GOAL: Transcribe the lines below verbatim, skipping the images.

══════

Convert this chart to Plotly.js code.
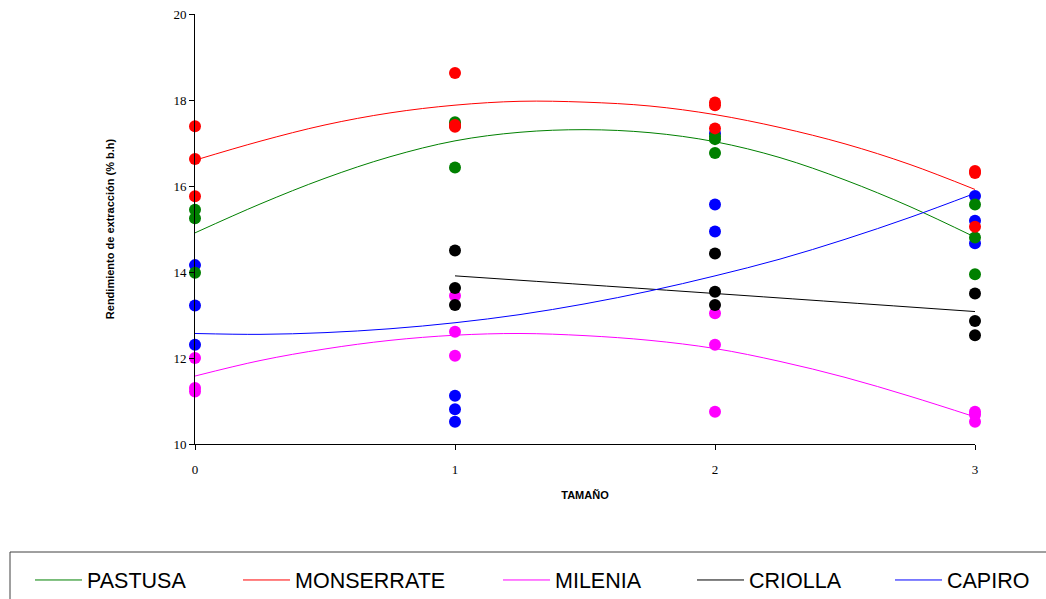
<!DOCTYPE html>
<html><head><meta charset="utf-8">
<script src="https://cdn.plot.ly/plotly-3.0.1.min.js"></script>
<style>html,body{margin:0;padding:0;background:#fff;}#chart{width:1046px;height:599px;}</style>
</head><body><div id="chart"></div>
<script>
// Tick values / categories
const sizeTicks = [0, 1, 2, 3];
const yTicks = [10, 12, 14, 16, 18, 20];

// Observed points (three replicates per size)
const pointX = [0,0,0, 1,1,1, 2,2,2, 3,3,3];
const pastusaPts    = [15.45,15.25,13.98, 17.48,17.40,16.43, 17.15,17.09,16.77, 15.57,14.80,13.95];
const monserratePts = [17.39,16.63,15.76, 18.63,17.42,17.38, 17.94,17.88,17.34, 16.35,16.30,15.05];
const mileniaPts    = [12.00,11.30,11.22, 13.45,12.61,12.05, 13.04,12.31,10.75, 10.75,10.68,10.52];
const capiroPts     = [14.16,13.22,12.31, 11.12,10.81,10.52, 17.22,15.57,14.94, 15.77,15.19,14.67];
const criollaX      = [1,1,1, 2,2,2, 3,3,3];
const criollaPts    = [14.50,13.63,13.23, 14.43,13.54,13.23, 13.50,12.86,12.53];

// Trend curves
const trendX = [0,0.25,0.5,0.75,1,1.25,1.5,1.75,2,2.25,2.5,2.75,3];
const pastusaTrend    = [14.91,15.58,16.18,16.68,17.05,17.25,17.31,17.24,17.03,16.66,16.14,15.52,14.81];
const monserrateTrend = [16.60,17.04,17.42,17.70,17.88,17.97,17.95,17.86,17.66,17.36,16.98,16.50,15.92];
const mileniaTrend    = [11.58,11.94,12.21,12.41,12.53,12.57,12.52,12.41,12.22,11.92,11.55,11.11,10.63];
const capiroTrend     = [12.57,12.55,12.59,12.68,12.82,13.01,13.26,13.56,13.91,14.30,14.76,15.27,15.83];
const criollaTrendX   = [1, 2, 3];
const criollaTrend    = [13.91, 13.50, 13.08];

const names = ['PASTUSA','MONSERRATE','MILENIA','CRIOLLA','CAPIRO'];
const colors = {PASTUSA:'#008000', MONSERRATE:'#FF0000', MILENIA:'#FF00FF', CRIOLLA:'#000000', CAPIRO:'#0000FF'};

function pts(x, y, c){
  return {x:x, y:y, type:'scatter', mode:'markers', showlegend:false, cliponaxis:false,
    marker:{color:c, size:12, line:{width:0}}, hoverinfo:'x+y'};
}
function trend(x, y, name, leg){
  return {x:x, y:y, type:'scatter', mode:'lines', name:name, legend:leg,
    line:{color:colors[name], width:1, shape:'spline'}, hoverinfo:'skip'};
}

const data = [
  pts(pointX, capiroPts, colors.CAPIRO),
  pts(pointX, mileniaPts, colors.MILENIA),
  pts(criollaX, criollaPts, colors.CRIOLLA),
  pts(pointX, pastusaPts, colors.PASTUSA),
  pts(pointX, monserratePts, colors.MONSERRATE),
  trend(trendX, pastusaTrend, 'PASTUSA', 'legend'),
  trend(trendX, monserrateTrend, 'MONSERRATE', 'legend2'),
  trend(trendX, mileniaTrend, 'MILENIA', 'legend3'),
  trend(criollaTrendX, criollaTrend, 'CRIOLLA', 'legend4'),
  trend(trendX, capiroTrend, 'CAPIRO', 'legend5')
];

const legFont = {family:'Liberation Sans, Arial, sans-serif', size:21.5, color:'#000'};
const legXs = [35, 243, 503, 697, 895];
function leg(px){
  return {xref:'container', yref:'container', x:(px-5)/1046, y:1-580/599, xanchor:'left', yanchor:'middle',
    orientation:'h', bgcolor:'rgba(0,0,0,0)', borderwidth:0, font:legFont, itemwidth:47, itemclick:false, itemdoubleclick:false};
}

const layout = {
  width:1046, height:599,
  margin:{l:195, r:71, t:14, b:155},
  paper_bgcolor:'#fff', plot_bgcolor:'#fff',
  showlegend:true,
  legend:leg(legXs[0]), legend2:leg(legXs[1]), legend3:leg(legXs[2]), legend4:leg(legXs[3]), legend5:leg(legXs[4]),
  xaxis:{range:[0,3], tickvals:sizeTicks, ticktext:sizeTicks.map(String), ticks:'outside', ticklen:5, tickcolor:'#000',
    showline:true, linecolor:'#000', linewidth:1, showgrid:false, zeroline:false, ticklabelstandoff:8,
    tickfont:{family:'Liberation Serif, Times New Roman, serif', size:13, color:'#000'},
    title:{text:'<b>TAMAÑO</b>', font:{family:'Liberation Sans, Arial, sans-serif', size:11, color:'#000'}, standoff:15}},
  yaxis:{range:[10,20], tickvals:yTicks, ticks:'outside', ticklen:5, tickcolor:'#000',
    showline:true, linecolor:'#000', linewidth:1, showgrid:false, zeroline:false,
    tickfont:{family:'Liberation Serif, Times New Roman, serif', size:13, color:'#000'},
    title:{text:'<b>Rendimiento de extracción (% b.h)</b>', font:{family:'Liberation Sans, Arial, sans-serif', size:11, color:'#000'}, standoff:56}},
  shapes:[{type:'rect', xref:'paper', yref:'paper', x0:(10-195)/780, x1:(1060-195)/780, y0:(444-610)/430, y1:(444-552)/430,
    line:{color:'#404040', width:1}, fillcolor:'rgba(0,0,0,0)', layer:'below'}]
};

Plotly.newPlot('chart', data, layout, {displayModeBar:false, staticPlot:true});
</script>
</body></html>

══════

THE ANSWER:
Convert this chart to Plotly.js code.
<!DOCTYPE html>
<html><head><meta charset="utf-8">
<script src="https://cdn.plot.ly/plotly-3.0.1.min.js"></script>
<style>html,body{margin:0;padding:0;background:#fff;}#chart{width:1046px;height:599px;}</style>
</head><body><div id="chart"></div>
<script>
// Tick values / categories
const sizeTicks = [0, 1, 2, 3];
const yTicks = [10, 12, 14, 16, 18, 20];

// Observed points (three replicates per size)
const pointX = [0,0,0, 1,1,1, 2,2,2, 3,3,3];
const pastusaPts    = [15.45,15.25,13.98, 17.48,17.40,16.43, 17.15,17.09,16.77, 15.57,14.80,13.95];
const monserratePts = [17.39,16.63,15.76, 18.63,17.42,17.38, 17.94,17.88,17.34, 16.35,16.30,15.05];
const mileniaPts    = [12.00,11.30,11.22, 13.45,12.61,12.05, 13.04,12.31,10.75, 10.75,10.68,10.52];
const capiroPts     = [14.16,13.22,12.31, 11.12,10.81,10.52, 17.22,15.57,14.94, 15.77,15.19,14.67];
const criollaX      = [1,1,1, 2,2,2, 3,3,3];
const criollaPts    = [14.50,13.63,13.23, 14.43,13.54,13.23, 13.50,12.86,12.53];

// Trend curves
const trendX = [0,0.25,0.5,0.75,1,1.25,1.5,1.75,2,2.25,2.5,2.75,3];
const pastusaTrend    = [14.91,15.58,16.18,16.68,17.05,17.25,17.31,17.24,17.03,16.66,16.14,15.52,14.81];
const monserrateTrend = [16.60,17.04,17.42,17.70,17.88,17.97,17.95,17.86,17.66,17.36,16.98,16.50,15.92];
const mileniaTrend    = [11.58,11.94,12.21,12.41,12.53,12.57,12.52,12.41,12.22,11.92,11.55,11.11,10.63];
const capiroTrend     = [12.57,12.55,12.59,12.68,12.82,13.01,13.26,13.56,13.91,14.30,14.76,15.27,15.83];
const criollaTrendX   = [1, 2, 3];
const criollaTrend    = [13.91, 13.50, 13.08];

const names = ['PASTUSA','MONSERRATE','MILENIA','CRIOLLA','CAPIRO'];
const colors = {PASTUSA:'#008000', MONSERRATE:'#FF0000', MILENIA:'#FF00FF', CRIOLLA:'#000000', CAPIRO:'#0000FF'};

function pts(x, y, c){
  return {x:x, y:y, type:'scatter', mode:'markers', showlegend:false, cliponaxis:false,
    marker:{color:c, size:12, line:{width:0}}, hoverinfo:'x+y'};
}
function trend(x, y, name, leg){
  return {x:x, y:y, type:'scatter', mode:'lines', name:name, legend:leg,
    line:{color:colors[name], width:1, shape:'spline'}, hoverinfo:'skip'};
}

const data = [
  pts(pointX, capiroPts, colors.CAPIRO),
  pts(pointX, mileniaPts, colors.MILENIA),
  pts(criollaX, criollaPts, colors.CRIOLLA),
  pts(pointX, pastusaPts, colors.PASTUSA),
  pts(pointX, monserratePts, colors.MONSERRATE),
  trend(trendX, pastusaTrend, 'PASTUSA', 'legend'),
  trend(trendX, monserrateTrend, 'MONSERRATE', 'legend2'),
  trend(trendX, mileniaTrend, 'MILENIA', 'legend3'),
  trend(criollaTrendX, criollaTrend, 'CRIOLLA', 'legend4'),
  trend(trendX, capiroTrend, 'CAPIRO', 'legend5')
];

const legFont = {family:'Liberation Sans, Arial, sans-serif', size:21.5, color:'#000'};
const legXs = [35, 243, 503, 697, 895];
function leg(px){
  return {xref:'container', yref:'container', x:(px-5)/1046, y:1-580/599, xanchor:'left', yanchor:'middle',
    orientation:'h', bgcolor:'rgba(0,0,0,0)', borderwidth:0, font:legFont, itemwidth:47, itemclick:false, itemdoubleclick:false};
}

const layout = {
  width:1046, height:599,
  margin:{l:195, r:71, t:14, b:155},
  paper_bgcolor:'#fff', plot_bgcolor:'#fff',
  showlegend:true,
  legend:leg(legXs[0]), legend2:leg(legXs[1]), legend3:leg(legXs[2]), legend4:leg(legXs[3]), legend5:leg(legXs[4]),
  xaxis:{range:[0,3], tickvals:sizeTicks, ticktext:sizeTicks.map(String), ticks:'outside', ticklen:5, tickcolor:'#000',
    showline:true, linecolor:'#000', linewidth:1, showgrid:false, zeroline:false, ticklabelstandoff:8,
    tickfont:{family:'Liberation Serif, Times New Roman, serif', size:13, color:'#000'},
    title:{text:'<b>TAMAÑO</b>', font:{family:'Liberation Sans, Arial, sans-serif', size:11, color:'#000'}, standoff:15}},
  yaxis:{range:[10,20], tickvals:yTicks, ticks:'outside', ticklen:5, tickcolor:'#000',
    showline:true, linecolor:'#000', linewidth:1, showgrid:false, zeroline:false,
    tickfont:{family:'Liberation Serif, Times New Roman, serif', size:13, color:'#000'},
    title:{text:'<b>Rendimiento de extracción (% b.h)</b>', font:{family:'Liberation Sans, Arial, sans-serif', size:11, color:'#000'}, standoff:56}},
  shapes:[{type:'rect', xref:'paper', yref:'paper', x0:(10-195)/780, x1:(1060-195)/780, y0:(444-610)/430, y1:(444-552)/430,
    line:{color:'#404040', width:1}, fillcolor:'rgba(0,0,0,0)', layer:'below'}]
};

Plotly.newPlot('chart', data, layout, {displayModeBar:false, staticPlot:true});
</script>
</body></html>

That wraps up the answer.